Back to The Analytical Method (Steps)
Why AI Belongs After Analytical Reasoning
AI can support political analysis—but only after the core analytical work is understood.
When AI is introduced too early, it often:
- replaces problem formulation,
- selects theories mechanically,
- generates fluent but shallow explanations.
Used properly, AI is not a shortcut to analysis.
It is a tool for assisting reasoning, not outsourcing it.
This step clarifies how AI can be used responsibly within the PoliticLab method.
The Analyst Remains Responsible
AI does not:
- define the analytical problem,
- choose the explanatory logic,
- or determine what explains an outcome.
Those decisions belong to the analyst.
AI can:
- help clarify ideas,
- test coherence,
- improve structure,
- or surface blind spots.
But analytical responsibility never transfers.
If an explanation is weak, AI did not fail—the analysis did.
Appropriate Uses of AI in Political Analysis
When used correctly, AI can support several stages of the analytical process.
Clarifying Concepts
AI can help:
- restate theoretical concepts in clearer terms,
- distinguish similar ideas,
- or check consistency of definitions.
This is especially useful when refining language.
Testing Analytical Logic
AI can be used to:
- restate your argument and see if it remains coherent,
- identify gaps or unclear causal links,
- or challenge your explanation with alternative interpretations.
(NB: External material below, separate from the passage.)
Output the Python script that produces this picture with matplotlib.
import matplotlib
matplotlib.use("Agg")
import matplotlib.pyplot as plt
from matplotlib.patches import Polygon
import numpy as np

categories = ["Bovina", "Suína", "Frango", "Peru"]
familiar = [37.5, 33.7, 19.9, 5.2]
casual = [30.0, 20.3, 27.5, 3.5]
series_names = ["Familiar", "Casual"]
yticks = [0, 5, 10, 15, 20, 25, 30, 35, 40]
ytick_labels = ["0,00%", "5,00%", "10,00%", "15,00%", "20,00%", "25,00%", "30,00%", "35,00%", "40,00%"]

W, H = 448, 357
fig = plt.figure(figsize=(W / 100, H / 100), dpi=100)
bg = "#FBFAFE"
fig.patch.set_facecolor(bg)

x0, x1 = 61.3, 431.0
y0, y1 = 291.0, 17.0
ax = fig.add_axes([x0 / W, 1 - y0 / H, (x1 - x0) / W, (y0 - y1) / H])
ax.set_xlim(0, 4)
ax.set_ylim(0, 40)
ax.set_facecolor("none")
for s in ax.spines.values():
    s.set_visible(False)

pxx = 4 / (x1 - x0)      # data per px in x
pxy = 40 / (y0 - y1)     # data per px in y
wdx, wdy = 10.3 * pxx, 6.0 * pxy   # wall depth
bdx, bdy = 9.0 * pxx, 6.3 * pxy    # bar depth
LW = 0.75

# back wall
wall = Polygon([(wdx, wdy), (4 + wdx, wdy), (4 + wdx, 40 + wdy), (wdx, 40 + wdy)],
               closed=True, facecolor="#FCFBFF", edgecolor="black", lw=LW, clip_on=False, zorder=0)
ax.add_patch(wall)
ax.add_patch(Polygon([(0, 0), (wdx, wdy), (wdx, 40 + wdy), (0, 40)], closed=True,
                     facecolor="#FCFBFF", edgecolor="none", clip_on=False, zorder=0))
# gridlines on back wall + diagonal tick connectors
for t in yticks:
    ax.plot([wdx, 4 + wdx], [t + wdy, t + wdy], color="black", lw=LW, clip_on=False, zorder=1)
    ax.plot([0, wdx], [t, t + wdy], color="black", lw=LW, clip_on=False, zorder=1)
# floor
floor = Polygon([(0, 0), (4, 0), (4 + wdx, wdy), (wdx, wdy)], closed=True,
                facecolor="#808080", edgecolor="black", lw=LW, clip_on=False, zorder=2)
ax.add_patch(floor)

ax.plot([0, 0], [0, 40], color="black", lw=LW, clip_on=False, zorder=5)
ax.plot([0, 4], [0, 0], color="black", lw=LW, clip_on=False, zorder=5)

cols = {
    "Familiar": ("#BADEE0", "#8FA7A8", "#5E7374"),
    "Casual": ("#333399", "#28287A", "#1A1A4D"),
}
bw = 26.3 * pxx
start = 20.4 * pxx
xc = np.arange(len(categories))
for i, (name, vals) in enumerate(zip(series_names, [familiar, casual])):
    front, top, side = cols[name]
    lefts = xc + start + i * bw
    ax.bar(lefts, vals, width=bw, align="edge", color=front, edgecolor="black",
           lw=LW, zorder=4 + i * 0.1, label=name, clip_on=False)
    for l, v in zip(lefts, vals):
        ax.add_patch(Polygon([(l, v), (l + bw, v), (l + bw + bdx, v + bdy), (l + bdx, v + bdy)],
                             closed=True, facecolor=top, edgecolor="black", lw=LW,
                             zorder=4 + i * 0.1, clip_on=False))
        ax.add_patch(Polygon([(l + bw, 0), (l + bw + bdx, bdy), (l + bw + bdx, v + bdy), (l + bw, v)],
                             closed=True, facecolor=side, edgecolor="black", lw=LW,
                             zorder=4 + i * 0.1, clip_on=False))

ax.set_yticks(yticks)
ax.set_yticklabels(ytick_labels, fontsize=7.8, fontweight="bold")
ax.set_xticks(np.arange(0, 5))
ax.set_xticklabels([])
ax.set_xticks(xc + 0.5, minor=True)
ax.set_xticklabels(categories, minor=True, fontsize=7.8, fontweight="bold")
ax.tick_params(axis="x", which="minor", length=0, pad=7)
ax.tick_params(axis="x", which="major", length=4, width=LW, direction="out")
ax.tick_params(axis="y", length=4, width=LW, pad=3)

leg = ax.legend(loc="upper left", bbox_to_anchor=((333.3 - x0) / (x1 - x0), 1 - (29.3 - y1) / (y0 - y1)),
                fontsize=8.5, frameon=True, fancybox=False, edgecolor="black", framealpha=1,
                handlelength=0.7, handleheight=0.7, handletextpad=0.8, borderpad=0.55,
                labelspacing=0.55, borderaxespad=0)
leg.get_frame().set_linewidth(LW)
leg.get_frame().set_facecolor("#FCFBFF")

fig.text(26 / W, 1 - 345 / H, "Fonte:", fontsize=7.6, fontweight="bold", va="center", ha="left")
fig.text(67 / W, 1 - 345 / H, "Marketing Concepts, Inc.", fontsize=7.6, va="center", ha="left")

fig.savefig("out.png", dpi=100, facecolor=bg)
This functions as a thinking mirror, not a substitute.
Structuring Analytical Writing
AI can assist with:
- organizing arguments,
- improving transitions,
- refining paragraph structure,
- or enhancing clarity without altering logic.
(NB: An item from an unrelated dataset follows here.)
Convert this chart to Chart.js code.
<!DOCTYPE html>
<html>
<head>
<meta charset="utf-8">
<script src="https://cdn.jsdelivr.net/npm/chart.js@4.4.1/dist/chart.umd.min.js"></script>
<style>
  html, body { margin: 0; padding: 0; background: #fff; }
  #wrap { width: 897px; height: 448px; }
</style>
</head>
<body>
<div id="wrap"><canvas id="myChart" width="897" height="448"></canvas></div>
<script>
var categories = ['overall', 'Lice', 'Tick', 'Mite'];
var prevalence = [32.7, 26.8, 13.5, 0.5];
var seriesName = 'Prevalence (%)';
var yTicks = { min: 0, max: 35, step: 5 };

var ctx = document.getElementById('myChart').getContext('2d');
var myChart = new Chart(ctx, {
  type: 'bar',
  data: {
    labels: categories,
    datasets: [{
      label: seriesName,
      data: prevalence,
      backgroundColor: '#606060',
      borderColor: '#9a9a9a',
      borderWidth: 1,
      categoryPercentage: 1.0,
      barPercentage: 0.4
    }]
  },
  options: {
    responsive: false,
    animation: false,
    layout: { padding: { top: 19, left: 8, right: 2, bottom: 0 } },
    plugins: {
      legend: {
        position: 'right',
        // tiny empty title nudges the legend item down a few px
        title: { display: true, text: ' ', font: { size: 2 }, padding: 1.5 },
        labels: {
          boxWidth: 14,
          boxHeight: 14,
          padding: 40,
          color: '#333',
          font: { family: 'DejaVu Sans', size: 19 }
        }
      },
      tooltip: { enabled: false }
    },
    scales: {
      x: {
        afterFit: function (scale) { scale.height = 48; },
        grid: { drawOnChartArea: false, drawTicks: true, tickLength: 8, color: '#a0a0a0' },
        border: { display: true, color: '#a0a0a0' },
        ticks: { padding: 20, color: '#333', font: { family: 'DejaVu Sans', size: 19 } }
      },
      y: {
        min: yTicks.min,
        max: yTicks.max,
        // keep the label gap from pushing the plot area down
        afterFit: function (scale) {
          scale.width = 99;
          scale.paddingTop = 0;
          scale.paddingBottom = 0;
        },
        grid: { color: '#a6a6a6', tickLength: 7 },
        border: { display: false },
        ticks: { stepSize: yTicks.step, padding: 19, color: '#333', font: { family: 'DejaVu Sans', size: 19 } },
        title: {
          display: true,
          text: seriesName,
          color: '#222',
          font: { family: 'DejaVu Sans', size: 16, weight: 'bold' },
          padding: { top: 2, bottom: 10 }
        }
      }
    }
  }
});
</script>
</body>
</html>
Structure can be delegated.
Explanation cannot.
Exploring Counterarguments
AI can help simulate:
- alternative explanations,
- competing interpretations,
- or missing variables.
The analyst decides whether these alternatives are relevant.
Inappropriate Uses of AI
AI should not be used to:
- generate analytical problems from scratch,
- select theories without prior reasoning,
- produce full explanations without analyst input,
- or replace engagement with the case.
High-quality AI output can mask weak analysis.
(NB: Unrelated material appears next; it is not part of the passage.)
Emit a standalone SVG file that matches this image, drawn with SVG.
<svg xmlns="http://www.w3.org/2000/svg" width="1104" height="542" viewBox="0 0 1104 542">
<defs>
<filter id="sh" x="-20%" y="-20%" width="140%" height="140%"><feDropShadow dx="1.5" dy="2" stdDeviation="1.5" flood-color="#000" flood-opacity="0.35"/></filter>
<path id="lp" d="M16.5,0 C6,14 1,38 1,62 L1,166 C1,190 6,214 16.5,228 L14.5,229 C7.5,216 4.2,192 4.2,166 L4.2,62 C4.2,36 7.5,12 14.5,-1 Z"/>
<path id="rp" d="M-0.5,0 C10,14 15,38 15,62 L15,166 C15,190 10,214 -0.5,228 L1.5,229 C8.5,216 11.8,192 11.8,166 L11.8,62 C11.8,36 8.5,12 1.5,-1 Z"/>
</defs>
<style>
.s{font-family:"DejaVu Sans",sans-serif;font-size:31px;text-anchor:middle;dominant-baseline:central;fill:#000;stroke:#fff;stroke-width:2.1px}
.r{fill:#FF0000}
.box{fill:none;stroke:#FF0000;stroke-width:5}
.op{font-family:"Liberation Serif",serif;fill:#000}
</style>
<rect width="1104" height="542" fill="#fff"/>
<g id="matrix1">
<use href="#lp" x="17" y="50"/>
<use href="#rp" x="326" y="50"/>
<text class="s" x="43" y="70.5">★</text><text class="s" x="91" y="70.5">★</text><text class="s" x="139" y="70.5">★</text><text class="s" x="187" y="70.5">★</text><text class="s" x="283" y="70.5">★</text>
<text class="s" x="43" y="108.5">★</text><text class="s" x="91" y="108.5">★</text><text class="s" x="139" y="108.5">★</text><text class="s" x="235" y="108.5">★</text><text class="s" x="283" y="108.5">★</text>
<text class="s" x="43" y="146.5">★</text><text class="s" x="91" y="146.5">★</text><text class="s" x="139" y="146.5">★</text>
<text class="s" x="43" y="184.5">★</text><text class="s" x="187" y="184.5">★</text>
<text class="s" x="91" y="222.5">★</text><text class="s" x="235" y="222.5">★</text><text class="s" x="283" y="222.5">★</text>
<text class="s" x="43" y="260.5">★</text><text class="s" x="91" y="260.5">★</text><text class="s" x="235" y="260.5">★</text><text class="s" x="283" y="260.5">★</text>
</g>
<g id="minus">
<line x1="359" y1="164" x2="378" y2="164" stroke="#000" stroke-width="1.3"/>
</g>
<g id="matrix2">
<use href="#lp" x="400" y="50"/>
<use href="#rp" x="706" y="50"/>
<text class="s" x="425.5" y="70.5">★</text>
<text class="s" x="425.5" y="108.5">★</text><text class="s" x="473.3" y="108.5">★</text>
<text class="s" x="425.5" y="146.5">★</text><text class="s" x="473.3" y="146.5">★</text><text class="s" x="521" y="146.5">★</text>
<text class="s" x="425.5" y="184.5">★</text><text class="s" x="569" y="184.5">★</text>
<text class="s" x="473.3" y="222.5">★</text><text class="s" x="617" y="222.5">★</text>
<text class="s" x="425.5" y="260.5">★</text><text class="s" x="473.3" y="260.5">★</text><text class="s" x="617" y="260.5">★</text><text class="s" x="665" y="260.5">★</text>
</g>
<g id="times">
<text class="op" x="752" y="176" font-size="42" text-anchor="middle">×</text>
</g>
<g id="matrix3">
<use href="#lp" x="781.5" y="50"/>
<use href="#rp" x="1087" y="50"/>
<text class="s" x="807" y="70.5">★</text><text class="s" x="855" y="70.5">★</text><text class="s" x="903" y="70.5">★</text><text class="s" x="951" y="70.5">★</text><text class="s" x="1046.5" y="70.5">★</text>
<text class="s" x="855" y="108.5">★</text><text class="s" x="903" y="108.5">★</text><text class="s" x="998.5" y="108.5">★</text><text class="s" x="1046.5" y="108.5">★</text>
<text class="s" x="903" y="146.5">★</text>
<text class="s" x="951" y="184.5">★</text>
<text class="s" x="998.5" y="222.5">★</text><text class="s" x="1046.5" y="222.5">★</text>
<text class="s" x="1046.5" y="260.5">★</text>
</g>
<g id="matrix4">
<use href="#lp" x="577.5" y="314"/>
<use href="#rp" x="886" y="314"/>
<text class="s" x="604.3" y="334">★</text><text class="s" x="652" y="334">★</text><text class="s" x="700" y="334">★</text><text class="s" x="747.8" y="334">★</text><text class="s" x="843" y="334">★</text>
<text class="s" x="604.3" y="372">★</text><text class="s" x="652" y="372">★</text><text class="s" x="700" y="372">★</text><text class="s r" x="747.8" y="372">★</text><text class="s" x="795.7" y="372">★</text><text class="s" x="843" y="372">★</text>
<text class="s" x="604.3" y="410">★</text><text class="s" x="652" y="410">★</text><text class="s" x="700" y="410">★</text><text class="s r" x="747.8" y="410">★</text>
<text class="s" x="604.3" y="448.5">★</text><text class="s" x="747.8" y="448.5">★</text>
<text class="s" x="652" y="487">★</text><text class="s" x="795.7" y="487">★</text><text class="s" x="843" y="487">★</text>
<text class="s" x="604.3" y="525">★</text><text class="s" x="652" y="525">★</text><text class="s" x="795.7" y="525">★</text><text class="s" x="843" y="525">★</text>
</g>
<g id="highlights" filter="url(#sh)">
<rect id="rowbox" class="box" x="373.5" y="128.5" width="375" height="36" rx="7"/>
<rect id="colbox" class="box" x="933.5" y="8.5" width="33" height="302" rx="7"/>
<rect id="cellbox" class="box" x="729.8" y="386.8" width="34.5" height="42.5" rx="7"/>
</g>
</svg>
Fluency is not explanation.
AI and Bias Awareness
AI reflects:
- training data,
- dominant narratives,
- and common framing patterns.
This makes it useful—but also risky.
Analysts must remain attentive to:
- oversimplification,
- unexamined assumptions,
- or narrative bias presented as neutrality.
Critical distance is essential.
AI as a Skill, Not a Crutch
Using AI well is a learned analytical skill.
It requires:
- clear prompts grounded in analytical intent,
- awareness of limitations,
- and willingness to revise or reject outputs.
AI supports analysts who already think analytically.
It does not teach analysis on its own.
Before You Move On
Before proceeding to applied practice, pause and apply this step.
Try the following:
- Take a short analytical paragraph you have written.
- Use AI to:
- restate your explanation in simpler terms, or
- identify potential gaps or unclear causal links.
- Compare the AI output with your original reasoning.
- Ask yourself:
- Did the AI improve clarity without changing the logic?
- Did it introduce assumptions you did not intend?
If AI output begins to shape your explanation rather than refine it, step back and reassert analytical control.
Proceed only when AI is clearly functioning as an assistant, not an author.